* [What you have to do]: Sift the listing for lines that hold the string "chart" and pull them out.

═══ Provided material ═══

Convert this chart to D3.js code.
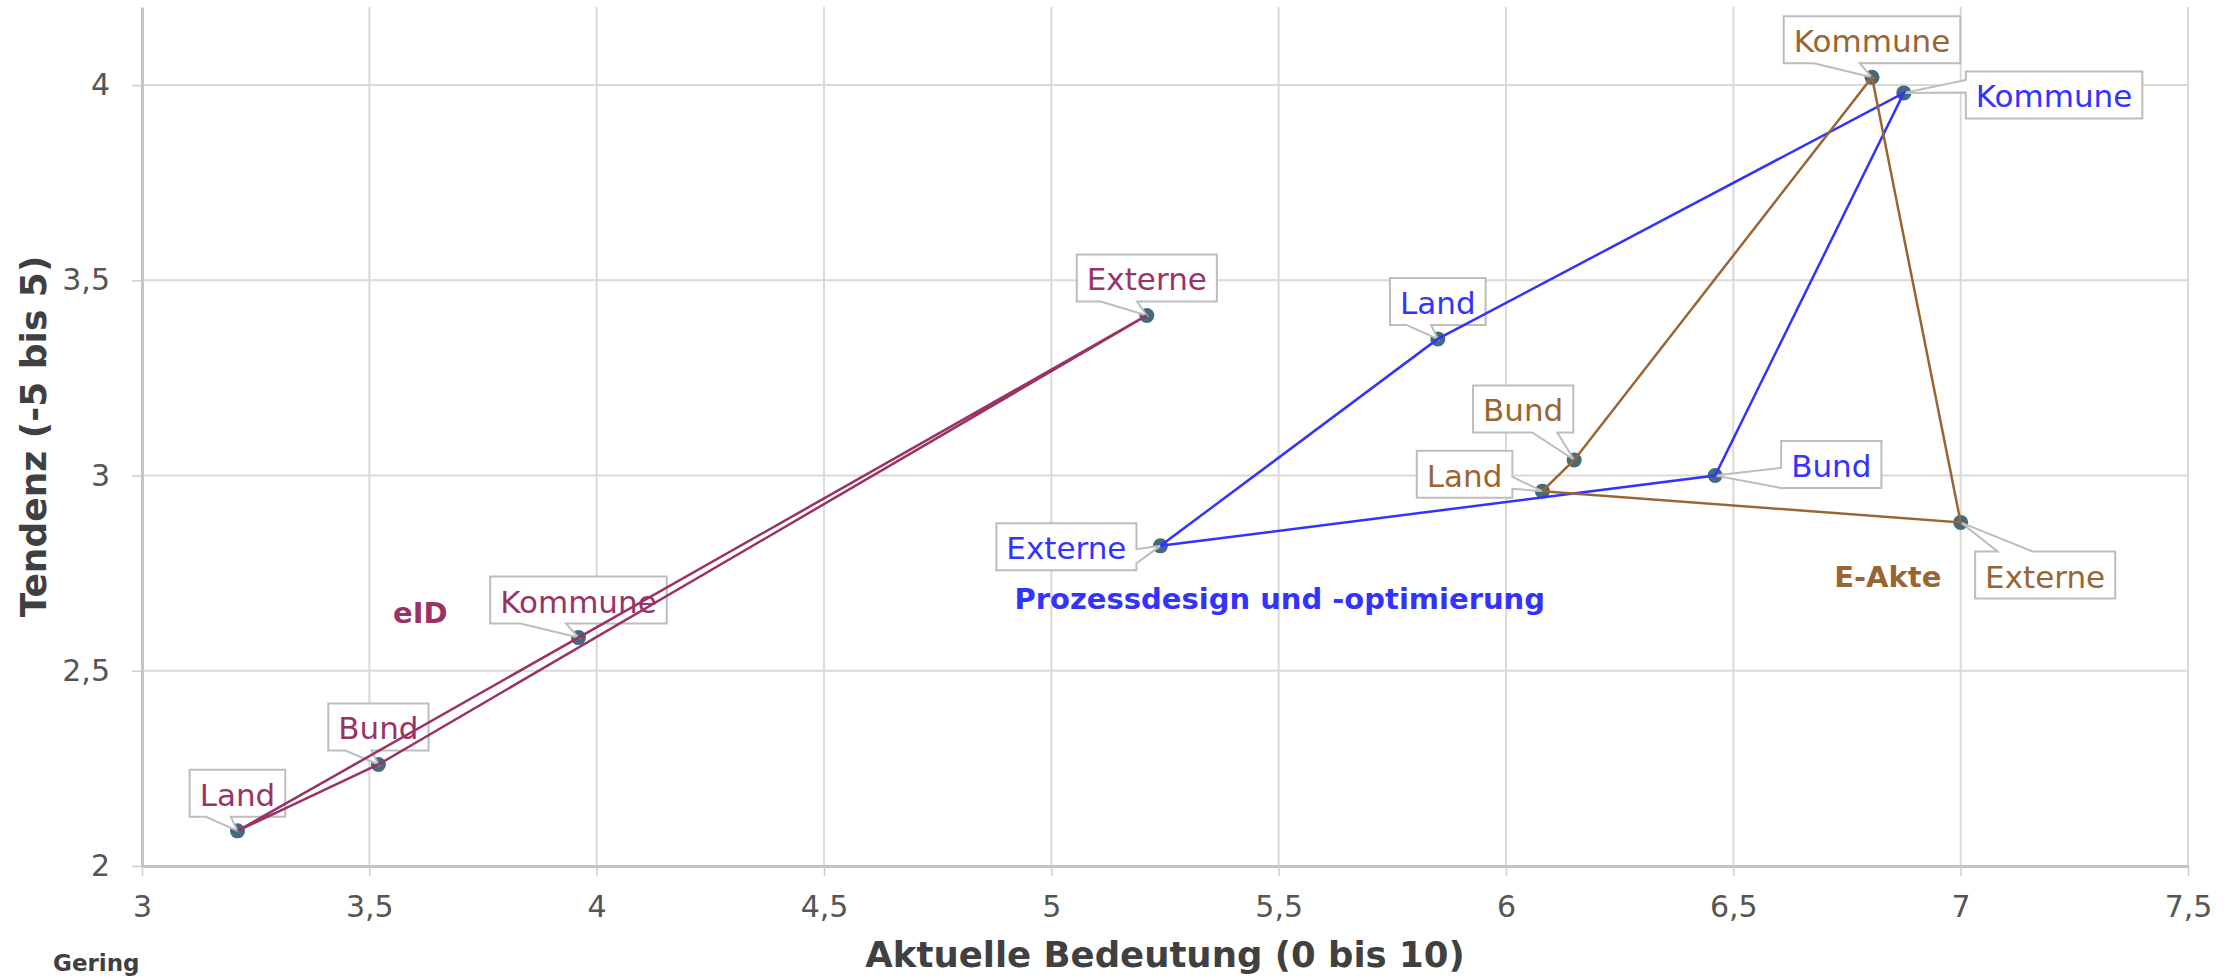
<!DOCTYPE html>
<html>
<head>
<meta charset="utf-8">
<script src="https://cdn.jsdelivr.net/npm/d3@7/dist/d3.min.js"></script>
<style>
  html, body { margin: 0; padding: 0; background: #ffffff; }
  svg { display: block; font-family: "DejaVu Sans", Verdana, sans-serif; }
</style>
</head>
<body>
<svg id="chart" width="2236" height="979"></svg>
<script>
// ---------------- data ----------------
const pointLabels   = ["Land", "Bund", "Kommune", "Externe"];
const seriesNames   = ["eID", "Prozessdesign und -optimierung", "E-Akte"];
const seriesColors  = ["#993366", "#3333ff", "#996633"];

const eidX     = [3.21, 3.52, 3.96, 5.21];
const eidY     = [2.09, 2.26, 2.585, 3.41];
const prozessX = [5.85, 6.46, 6.875, 5.24];
const prozessY = [3.35, 3.00, 3.98, 2.82];
const eakteX   = [6.08, 6.15, 6.805, 7.00];
const eakteY   = [2.96, 3.04, 4.02, 2.88];

// order in which the points of each series are joined (closed polygon)
const eidOrder     = [0, 1, 3, 2, 0];
const prozessOrder = [3, 0, 2, 1, 3];
const eakteOrder   = [0, 1, 2, 3, 0];

const xTicks = [3, 3.5, 4, 4.5, 5, 5.5, 6, 6.5, 7, 7.5];
const yTicks = [2, 2.5, 3, 3.5, 4];
const xDomain = [3, 7.5];
const yDomain = [2, 4.2];

const xTitle = "Aktuelle Bedeutung (0 bis 10)";
const yTitle = "Tendenz (-5 bis 5)";
const cornerNote = "Gering";

// ---------------- layout (not data) ----------------
const seriesXs = [eidX, prozessX, eakteX];
const seriesYs = [eidY, prozessY, eakteY];
const seriesOrders = [eidOrder, prozessOrder, eakteOrder];

const std = { side: "bottom", dx: 0, dy: -37.5, base: [0.17, 0.43] };
const calloutLayout = [
  [std, std, std, std],
  [std,
   { side: "left",  gap: 66, dy: -11, base: [0.57, 1.0] },
   { side: "left",  gap: 62, dy: 2,   base: [0.18, 0.45] },
   { side: "right", gap: 24, dy: 1,   base: [0.55, 0.85] }],
  [{ side: "right", gap: 30, dy: -17, base: [0.56, 0.81] },
   { side: "bottom", dx: -51, dy: -51, base: [0.59, 0.84] },
   std,
   { side: "top", dx: 84.5, dy: 52.6, base: [0.16, 0.41] }]
];
// series name positions in value units (start anchor, baseline)
const seriesLabelPos = [[3.552, 2.622], [4.919, 2.658], [6.722, 2.714]];

const W = 2236, H = 979;
const plot = { left: 142, right: 2188, top: 7, bottom: 866 };

const svg = d3.select("#chart");
const x = d3.scaleLinear().domain(xDomain).range([plot.left, plot.right]);
const y = d3.scaleLinear().domain(yDomain).range([plot.bottom, plot.top]);
const fmt = d => String(d).replace(".", ",");

// grid
const grid = svg.append("g");
grid.selectAll("line.vg").data(xTicks.filter(t => t !== xDomain[0])).join("line")
  .attr("x1", d => x(d)).attr("x2", d => x(d))
  .attr("y1", plot.top).attr("y2", plot.bottom)
  .attr("stroke", "#d9d9d9").attr("stroke-width", 2);
grid.selectAll("line.hg").data(yTicks.filter(t => t !== yDomain[0])).join("line")
  .attr("x1", plot.left).attr("x2", plot.right)
  .attr("y1", d => y(d)).attr("y2", d => y(d))
  .attr("stroke", "#d9d9d9").attr("stroke-width", 2);

// axes
const xAxis = d3.axisBottom(x).tickValues(xTicks).tickFormat(fmt).tickSizeInner(10).tickSizeOuter(0).tickPadding(20);
const gx = svg.append("g").attr("transform", `translate(0,${plot.bottom})`).call(xAxis);
gx.select(".domain").attr("stroke", "#c4c4c4").attr("stroke-width", 3);
gx.selectAll(".tick line").attr("stroke", "#cccccc").attr("stroke-width", 1.5);
gx.selectAll(".tick text").attr("font-size", 30).attr("fill", "#555555")
  .attr("font-family", "DejaVu Sans");

const yAxis = d3.axisLeft(y).tickValues(yTicks).tickFormat(fmt).tickSizeInner(10).tickSizeOuter(0).tickPadding(22);
const gy = svg.append("g").attr("transform", `translate(${plot.left},0)`).call(yAxis);
gy.select(".domain").attr("stroke", "#c4c4c4").attr("stroke-width", 3);
gy.selectAll(".tick line").attr("stroke", "#cccccc").attr("stroke-width", 1.5);
gy.selectAll(".tick text").attr("font-size", 30).attr("fill", "#555555")
  .attr("font-family", "DejaVu Sans");

// axis titles
svg.append("text").attr("x", (plot.left + plot.right) / 2).attr("y", 967)
  .attr("text-anchor", "middle").attr("font-weight", "bold").attr("font-size", 35.5)
  .attr("fill", "#404040").text(xTitle);
svg.append("text").attr("transform", `translate(46,${(plot.top + plot.bottom) / 2}) rotate(-90)`)
  .attr("text-anchor", "middle").attr("font-weight", "bold").attr("font-size", 36)
  .attr("fill", "#404040").text(yTitle);
svg.append("text").attr("x", 53).attr("y", 971)
  .attr("font-weight", "bold").attr("font-size", 23).attr("fill", "#404040").text(cornerNote);

// build series
const series = seriesNames.map((name, s) => ({
  name, color: seriesColors[s],
  points: pointLabels.map((lab, i) => ({ lab, vx: seriesXs[s][i], vy: seriesYs[s][i], layout: calloutLayout[s][i] })),
  order: seriesOrders[s]
}));

// markers
const gm = svg.append("g");
series.forEach(sr => {
  gm.selectAll(null).data(sr.points).join("circle")
    .attr("cx", d => x(d.vx)).attr("cy", d => y(d.vy)).attr("r", 7.5)
    .attr("fill", "#436a7f");
});

// callouts
const gc = svg.append("g");
const PAD = 10, BH = 47, FS = 31;
series.forEach(sr => {
  sr.points.forEach(p => {
    const px = x(p.vx), py = y(p.vy);
    const g = gc.append("g");
    const t = g.append("text").attr("font-size", FS).attr("fill", sr.color).text(p.lab);
    const tw = t.node().getComputedTextLength();
    const w = tw + 2 * PAD, h = BH;
    const L = p.layout;
    let cx, cy;
    if (L.side === "left") { cx = px + L.gap + w / 2; cy = py + L.dy; }
    else if (L.side === "right") { cx = px - L.gap - w / 2; cy = py + L.dy; }
    else { cx = px + L.dx; cy = py + L.dy; }
    const x0 = cx - w / 2, x1 = cx + w / 2, y0 = cy - h / 2, y1 = cy + h / 2;
    let path;
    if (L.side === "bottom") {
      path = `M${x0},${y0}H${x1}V${y1}H${x0 + L.base[1] * w}L${px},${py}L${x0 + L.base[0] * w},${y1}H${x0}Z`;
    } else if (L.side === "top") {
      path = `M${x0},${y0}H${x0 + L.base[0] * w}L${px},${py}L${x0 + L.base[1] * w},${y0}H${x1}V${y1}H${x0}Z`;
    } else if (L.side === "left") {
      path = `M${x0},${y0}H${x1}V${y1}H${x0}V${y0 + L.base[1] * h}L${px},${py}L${x0},${y0 + L.base[0] * h}Z`;
    } else {
      path = `M${x0},${y0}H${x1}V${y0 + L.base[0] * h}L${px},${py}L${x1},${y0 + L.base[1] * h}V${y1}H${x0}Z`;
    }
    g.insert("path", "text").attr("d", path).attr("fill", "#ffffff")
      .attr("stroke", "#bdbdbd").attr("stroke-width", 2).attr("stroke-linejoin", "miter");
    t.attr("x", cx).attr("y", y0 + 36).attr("text-anchor", "middle");
  });
});

// lines
const gl = svg.append("g");
const lineGen = d3.line().x(d => x(d.vx)).y(d => y(d.vy));
series.forEach(sr => {
  gl.append("path").attr("d", lineGen(sr.order.map(i => sr.points[i])))
    .attr("fill", "none").attr("stroke", sr.color).attr("stroke-width", 2.5)
    .attr("stroke-linejoin", "miter");
});

// series names
series.forEach((sr, s) => {
  svg.append("text").attr("x", x(seriesLabelPos[s][0])).attr("y", y(seriesLabelPos[s][1]))
    .attr("font-weight", "bold").attr("font-size", 29).attr("fill", sr.color).text(sr.name);
});
</script>
</body>
</html>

═══

* [Exercise result]:
Convert this chart to D3.js code.
<svg id="chart" width="2236" height="979"></svg>
const svg = d3.select("#chart");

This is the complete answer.